The annual gala is considered by many to be the major social event in South Florida. It includes a cocktail hour, a recital performance and a dinner with dancing, for which ticket prices start at $1,250 per person. Proceeds raised from the gala will be used for the company’s educational programs, which provides young artists with individual and group training along with opportunities to perform in mainstage productions and community-based performances.
The choice of Netrebko is a controversial one. The Russian singer, who will be 53 on Sept. 18, is one of opera’s most famous luminaries, but she has not performed in the United States since 2019. Because she is known as a personal friend and close ally of Russian president Vladimir Putin, and has steadfastly refused to criticize him or his policies – notably on LGBTQ+ rights and more recently, the war in Ukraine – the Metropolitan Opera and other American companies have refused to engage her, although she continued to perform in major European venues.

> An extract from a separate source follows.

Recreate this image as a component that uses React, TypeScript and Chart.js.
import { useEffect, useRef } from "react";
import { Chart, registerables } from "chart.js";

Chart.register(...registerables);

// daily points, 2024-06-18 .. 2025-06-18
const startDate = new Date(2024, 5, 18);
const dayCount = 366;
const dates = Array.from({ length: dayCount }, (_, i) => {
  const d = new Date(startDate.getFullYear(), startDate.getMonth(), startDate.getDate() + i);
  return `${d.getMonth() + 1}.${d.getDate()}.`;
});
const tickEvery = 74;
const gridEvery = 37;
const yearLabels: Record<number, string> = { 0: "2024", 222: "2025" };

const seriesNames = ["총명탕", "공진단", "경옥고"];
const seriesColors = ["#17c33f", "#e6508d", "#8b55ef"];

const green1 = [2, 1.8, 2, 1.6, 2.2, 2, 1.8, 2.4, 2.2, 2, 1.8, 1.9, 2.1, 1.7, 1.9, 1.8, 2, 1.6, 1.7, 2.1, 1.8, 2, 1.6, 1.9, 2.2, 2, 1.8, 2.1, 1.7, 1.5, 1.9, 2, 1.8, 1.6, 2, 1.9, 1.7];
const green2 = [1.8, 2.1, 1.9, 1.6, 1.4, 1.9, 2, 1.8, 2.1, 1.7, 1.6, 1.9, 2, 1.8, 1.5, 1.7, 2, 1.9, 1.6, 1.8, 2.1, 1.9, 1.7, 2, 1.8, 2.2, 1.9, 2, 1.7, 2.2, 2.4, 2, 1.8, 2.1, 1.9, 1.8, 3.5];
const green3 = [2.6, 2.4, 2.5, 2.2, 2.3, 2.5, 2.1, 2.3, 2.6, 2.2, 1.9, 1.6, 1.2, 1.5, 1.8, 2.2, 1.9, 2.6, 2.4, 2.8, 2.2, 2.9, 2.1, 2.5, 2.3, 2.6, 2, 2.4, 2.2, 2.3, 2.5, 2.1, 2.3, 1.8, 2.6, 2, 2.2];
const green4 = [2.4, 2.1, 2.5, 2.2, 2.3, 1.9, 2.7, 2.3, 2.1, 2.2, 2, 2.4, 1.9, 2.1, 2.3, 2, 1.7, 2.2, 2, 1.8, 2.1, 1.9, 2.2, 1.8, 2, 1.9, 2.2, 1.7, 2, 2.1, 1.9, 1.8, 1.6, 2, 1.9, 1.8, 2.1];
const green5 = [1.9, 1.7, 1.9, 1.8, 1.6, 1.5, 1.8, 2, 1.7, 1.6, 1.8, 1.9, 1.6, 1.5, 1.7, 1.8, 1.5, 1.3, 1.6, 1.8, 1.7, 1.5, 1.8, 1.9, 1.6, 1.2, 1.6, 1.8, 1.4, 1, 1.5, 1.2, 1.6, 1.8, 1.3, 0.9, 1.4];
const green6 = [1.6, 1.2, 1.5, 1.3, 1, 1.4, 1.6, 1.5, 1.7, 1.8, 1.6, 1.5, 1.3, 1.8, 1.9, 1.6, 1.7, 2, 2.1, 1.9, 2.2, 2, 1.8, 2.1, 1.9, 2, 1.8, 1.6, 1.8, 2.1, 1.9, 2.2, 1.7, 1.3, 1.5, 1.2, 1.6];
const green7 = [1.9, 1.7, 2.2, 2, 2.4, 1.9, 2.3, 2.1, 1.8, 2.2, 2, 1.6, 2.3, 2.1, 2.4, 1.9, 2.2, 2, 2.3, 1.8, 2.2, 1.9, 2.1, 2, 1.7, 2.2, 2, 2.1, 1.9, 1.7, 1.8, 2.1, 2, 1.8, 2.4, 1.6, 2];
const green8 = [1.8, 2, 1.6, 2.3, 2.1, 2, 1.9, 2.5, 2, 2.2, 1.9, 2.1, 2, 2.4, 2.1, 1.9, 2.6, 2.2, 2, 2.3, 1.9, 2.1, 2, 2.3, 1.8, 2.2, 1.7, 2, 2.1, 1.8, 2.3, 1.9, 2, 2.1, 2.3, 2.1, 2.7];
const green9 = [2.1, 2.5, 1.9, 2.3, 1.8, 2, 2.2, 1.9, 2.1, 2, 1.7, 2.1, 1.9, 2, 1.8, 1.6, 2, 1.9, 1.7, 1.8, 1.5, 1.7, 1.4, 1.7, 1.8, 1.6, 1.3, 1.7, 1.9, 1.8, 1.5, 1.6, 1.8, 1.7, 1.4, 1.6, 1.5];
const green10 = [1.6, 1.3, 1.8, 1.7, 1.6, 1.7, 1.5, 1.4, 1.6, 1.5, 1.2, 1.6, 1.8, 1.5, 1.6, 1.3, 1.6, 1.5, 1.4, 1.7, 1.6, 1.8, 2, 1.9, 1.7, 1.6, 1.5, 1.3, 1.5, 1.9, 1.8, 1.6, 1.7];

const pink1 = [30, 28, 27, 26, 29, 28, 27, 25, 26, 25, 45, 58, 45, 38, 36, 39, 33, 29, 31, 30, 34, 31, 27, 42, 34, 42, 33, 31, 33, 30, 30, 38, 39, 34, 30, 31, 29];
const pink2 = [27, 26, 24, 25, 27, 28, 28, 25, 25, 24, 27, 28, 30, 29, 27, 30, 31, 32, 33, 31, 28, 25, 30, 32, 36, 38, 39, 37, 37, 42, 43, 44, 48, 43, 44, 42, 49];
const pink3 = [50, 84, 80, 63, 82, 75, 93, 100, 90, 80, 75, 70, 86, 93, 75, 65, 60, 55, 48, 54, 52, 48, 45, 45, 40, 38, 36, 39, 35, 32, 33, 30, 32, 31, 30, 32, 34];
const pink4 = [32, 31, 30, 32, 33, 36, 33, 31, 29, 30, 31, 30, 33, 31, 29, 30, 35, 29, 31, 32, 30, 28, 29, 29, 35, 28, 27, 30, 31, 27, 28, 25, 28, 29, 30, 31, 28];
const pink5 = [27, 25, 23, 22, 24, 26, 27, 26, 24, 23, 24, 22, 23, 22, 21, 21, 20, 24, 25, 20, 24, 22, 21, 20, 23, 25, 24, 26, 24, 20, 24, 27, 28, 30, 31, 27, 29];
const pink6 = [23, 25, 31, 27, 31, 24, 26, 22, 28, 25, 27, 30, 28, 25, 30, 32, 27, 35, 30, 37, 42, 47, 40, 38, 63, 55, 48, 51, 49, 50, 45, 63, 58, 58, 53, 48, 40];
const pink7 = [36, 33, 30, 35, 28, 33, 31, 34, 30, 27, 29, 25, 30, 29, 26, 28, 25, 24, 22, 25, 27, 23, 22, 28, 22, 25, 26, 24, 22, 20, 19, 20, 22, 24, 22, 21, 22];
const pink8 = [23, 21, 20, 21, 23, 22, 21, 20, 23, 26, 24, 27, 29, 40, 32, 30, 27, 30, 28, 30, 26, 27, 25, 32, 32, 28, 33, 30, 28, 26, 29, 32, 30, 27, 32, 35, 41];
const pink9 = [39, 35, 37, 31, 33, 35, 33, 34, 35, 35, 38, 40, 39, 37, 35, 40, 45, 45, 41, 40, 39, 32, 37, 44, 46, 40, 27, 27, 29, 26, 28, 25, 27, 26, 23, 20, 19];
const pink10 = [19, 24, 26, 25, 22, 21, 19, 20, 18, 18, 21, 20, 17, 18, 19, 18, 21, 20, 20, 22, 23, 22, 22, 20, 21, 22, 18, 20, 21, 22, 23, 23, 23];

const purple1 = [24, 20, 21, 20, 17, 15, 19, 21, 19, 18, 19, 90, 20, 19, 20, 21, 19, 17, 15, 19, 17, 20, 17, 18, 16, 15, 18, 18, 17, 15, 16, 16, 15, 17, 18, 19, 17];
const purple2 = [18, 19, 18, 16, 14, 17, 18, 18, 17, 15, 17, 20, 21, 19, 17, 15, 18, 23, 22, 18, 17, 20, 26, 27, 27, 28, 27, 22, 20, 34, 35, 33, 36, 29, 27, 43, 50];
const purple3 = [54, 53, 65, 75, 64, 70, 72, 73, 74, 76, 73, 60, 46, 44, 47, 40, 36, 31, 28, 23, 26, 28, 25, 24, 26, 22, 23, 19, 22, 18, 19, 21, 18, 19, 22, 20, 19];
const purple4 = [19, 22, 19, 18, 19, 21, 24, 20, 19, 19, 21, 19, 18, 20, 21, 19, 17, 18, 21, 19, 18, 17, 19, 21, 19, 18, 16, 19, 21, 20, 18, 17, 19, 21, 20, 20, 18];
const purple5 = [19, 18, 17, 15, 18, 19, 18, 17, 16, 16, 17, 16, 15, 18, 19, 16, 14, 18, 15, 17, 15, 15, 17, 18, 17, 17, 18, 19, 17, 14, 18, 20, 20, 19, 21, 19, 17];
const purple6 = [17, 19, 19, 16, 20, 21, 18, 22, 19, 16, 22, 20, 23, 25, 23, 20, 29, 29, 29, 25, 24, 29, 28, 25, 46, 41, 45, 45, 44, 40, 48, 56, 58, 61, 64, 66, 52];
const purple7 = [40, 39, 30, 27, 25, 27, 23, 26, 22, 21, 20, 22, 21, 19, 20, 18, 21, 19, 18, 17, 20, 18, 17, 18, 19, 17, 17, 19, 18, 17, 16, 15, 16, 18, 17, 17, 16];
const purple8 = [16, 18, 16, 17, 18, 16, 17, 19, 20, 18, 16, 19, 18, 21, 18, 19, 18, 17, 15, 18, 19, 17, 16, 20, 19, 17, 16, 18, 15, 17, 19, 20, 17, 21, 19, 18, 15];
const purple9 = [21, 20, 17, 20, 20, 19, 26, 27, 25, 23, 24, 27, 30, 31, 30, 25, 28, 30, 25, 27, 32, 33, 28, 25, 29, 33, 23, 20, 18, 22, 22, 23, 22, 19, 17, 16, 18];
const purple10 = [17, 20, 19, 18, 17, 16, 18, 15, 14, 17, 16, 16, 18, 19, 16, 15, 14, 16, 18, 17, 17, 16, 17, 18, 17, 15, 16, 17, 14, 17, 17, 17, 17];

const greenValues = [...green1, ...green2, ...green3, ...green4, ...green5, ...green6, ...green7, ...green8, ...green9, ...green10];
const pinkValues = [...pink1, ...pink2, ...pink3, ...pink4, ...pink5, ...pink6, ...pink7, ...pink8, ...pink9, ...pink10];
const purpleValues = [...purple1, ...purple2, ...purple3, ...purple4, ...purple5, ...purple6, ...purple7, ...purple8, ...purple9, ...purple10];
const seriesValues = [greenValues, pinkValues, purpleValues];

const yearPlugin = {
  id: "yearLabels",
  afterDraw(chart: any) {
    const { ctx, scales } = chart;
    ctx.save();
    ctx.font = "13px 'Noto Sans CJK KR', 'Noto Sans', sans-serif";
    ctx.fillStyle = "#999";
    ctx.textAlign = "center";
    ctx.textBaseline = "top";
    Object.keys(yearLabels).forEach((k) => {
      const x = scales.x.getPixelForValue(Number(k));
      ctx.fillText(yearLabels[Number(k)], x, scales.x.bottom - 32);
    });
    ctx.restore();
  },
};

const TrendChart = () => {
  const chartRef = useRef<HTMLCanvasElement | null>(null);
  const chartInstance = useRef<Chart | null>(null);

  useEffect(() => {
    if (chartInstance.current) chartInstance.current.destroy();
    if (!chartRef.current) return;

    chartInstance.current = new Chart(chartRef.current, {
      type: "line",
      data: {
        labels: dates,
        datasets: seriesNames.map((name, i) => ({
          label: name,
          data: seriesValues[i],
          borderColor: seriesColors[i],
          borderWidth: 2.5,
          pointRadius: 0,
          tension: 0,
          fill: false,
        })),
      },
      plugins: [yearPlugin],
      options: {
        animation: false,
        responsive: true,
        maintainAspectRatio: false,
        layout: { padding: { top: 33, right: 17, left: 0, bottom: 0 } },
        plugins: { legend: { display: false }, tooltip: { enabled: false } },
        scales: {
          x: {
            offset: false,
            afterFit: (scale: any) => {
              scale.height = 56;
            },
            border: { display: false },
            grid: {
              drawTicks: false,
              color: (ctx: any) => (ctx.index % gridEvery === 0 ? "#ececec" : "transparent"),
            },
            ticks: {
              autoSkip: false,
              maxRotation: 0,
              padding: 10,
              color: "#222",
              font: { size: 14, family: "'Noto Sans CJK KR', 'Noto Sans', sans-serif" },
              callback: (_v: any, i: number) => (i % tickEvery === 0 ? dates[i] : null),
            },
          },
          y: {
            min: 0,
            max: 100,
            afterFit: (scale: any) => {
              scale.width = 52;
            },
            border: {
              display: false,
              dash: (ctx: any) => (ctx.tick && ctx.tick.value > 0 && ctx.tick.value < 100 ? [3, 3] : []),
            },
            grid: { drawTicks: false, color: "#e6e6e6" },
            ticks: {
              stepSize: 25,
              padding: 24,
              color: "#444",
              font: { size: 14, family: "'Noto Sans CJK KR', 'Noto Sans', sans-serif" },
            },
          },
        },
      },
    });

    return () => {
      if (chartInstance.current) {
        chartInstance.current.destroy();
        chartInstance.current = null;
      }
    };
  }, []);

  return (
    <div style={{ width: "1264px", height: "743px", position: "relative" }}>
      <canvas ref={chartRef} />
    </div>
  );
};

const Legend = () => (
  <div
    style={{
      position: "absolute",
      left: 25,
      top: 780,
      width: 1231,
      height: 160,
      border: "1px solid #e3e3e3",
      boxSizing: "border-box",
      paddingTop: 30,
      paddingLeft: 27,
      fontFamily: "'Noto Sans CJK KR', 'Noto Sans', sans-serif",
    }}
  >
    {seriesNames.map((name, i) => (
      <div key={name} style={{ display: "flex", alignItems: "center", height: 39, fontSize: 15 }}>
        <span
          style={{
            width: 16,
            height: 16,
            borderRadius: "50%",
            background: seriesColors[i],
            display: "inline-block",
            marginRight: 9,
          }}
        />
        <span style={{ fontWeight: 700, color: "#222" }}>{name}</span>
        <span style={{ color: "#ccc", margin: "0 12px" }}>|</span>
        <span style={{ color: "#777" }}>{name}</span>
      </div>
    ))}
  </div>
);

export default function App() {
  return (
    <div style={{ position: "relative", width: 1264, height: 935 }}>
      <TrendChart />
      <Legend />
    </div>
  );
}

As far back as 2013, at the opening night of Tchaikovsky’s Eugene Onegin, there were demonstrations provoked by Netrebko’s silence regarding Putin’s anti-gay policies. In 2015, at one of her curtain calls, a protester jumped the orchestra pit and climbed on stage waving a sign. (He was arrested.) There were also protests when she appeared with the Berlin State Opera.

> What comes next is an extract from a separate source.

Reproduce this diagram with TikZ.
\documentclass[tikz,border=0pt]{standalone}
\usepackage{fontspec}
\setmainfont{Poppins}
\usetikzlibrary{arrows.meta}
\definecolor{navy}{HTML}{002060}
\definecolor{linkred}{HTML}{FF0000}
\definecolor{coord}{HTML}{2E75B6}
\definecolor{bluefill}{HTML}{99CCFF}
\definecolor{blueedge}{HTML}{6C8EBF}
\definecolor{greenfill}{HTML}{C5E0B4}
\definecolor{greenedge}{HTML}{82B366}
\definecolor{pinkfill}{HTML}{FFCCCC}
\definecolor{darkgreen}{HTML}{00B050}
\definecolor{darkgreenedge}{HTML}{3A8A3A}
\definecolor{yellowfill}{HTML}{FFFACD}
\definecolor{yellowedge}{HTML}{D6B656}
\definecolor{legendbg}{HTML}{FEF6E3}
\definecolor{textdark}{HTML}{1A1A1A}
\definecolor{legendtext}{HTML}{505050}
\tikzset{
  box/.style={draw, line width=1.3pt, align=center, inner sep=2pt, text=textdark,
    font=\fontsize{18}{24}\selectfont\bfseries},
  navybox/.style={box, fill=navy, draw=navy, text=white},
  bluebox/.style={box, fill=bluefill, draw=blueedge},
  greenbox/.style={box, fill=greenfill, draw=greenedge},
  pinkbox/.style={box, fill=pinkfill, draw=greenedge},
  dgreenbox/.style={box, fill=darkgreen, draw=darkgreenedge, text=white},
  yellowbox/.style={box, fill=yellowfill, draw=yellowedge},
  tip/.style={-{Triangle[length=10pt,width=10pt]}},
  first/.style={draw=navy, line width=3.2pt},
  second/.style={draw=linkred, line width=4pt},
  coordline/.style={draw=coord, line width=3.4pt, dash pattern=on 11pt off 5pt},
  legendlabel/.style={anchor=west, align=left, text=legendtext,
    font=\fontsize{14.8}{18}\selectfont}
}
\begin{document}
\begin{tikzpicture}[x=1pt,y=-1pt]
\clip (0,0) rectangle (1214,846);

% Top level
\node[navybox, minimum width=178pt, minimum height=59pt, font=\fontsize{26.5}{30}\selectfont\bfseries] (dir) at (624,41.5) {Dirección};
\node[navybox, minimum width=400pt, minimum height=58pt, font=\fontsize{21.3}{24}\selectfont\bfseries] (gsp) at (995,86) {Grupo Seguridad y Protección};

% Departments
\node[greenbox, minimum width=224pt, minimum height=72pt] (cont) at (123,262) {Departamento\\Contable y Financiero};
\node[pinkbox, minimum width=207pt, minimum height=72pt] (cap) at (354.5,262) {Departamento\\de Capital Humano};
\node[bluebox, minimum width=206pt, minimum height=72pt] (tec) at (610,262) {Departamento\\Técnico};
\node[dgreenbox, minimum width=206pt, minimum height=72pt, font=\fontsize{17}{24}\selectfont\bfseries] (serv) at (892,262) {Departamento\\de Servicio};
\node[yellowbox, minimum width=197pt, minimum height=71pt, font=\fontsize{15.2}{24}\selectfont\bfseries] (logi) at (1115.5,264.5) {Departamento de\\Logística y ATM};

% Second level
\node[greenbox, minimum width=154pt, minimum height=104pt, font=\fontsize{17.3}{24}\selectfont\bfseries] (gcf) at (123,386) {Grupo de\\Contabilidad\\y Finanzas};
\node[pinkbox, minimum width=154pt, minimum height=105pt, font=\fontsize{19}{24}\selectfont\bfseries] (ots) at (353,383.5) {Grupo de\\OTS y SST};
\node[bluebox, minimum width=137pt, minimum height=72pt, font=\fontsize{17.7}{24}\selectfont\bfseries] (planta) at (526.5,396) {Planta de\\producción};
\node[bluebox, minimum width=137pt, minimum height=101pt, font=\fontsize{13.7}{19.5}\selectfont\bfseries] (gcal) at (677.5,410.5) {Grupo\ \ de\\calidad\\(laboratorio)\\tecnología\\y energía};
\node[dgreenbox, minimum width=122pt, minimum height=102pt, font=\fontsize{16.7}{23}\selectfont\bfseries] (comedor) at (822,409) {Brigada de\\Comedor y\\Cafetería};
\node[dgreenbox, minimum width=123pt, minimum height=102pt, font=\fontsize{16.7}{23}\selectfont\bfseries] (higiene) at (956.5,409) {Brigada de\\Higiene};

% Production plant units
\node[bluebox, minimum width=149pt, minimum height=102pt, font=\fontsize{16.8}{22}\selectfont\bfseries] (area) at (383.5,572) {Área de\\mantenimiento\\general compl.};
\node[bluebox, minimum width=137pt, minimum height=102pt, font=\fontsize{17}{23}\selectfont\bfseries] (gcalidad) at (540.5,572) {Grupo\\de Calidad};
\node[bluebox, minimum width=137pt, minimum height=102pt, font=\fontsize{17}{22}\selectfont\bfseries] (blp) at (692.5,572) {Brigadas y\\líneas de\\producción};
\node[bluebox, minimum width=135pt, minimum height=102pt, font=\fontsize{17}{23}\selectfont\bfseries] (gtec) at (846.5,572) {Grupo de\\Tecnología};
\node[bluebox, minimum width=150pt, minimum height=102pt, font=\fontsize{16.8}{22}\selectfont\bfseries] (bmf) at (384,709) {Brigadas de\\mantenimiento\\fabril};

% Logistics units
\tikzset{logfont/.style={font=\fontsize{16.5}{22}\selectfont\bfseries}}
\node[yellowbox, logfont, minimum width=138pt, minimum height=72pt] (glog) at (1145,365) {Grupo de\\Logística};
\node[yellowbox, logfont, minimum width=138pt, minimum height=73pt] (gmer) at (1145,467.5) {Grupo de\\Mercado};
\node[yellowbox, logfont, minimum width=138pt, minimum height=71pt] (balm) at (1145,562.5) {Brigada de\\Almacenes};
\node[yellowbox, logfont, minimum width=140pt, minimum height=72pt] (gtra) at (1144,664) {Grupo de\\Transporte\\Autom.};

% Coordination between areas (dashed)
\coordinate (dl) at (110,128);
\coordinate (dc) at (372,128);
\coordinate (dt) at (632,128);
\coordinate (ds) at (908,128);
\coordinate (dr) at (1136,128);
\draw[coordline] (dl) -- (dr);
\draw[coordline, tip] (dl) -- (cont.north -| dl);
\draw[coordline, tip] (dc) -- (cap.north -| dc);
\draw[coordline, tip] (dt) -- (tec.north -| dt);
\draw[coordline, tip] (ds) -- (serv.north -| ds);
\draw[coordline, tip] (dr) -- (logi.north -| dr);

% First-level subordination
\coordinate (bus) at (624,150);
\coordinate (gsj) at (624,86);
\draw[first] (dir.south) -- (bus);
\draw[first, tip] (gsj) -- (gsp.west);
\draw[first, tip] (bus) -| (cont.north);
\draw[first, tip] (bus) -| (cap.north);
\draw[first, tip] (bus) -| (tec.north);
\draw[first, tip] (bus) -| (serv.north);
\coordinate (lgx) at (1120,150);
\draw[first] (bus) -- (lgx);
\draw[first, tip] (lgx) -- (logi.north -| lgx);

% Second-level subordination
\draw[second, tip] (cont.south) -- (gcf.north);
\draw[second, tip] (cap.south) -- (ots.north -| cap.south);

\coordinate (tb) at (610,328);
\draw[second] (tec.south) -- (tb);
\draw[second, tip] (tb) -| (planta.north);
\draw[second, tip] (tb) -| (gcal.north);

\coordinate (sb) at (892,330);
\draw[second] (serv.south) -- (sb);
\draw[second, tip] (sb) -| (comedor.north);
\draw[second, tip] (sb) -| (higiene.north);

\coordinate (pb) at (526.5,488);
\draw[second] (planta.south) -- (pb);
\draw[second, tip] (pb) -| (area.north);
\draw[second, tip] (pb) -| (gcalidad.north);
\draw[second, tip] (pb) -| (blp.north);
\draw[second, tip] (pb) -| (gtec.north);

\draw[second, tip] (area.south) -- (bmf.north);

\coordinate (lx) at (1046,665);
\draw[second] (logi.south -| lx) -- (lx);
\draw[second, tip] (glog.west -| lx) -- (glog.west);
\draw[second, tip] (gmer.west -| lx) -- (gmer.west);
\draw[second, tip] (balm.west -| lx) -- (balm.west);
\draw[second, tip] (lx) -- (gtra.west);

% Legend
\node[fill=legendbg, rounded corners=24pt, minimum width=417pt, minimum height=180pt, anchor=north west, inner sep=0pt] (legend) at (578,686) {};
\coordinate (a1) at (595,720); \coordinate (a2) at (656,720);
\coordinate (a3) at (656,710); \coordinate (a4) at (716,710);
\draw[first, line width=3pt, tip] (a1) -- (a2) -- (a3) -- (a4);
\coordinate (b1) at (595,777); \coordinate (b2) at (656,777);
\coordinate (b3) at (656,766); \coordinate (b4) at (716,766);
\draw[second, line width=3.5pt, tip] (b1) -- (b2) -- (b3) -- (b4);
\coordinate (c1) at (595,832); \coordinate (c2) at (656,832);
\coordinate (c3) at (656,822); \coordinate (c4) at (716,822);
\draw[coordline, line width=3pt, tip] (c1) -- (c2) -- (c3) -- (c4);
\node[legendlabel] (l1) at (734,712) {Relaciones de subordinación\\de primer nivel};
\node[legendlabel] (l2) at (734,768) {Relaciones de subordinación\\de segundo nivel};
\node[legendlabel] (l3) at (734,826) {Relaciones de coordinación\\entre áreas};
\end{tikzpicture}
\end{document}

Netrebko subsequently issued public statements that she is not connected with Putin and does not condone the war. She also sued the Met for, among other things, discriminating against her for being
Russian, defamatory statements to the press, breach of contracts and lost work. The Met, unsurprisingly, disputed this.
Palm Beach Opera, with its proximity to Mar-a-Lago and supporters who may be more in tune with the soprano’s Russian sympathies, is perhaps the most appropriate setting for her return to this country.
The singer avoided controversy in her prepared statement, which reads, in part, “I am honored to be lending my voice to Palm Beach Opera’s annual gala … and to be supporting the PBO’s inspiring initiatives.” PBO general director James Barbato called the coming event a “historic evening,” lauding the soprano as “a cultural icon [whose] long-awaited return to the US is not to be missed.”
Metropolitan Opera general manager Peter Gelb, however, said PBO had made an “unfortunate decision,” claiming that Netrebko’s efforts to distance herself from Russia’s invasion of Ukraine were “disingenuous.” The exchange continued in the media, with Gelb saying, “she can sing a recital at the Met tomorrow if it was to benefit Ukraine,” and the singer’s manager, Miguel Esteban, retorting that “Anna Netrebko will be happy to return to the Metropolitan Opera — after the departure of its current general director.”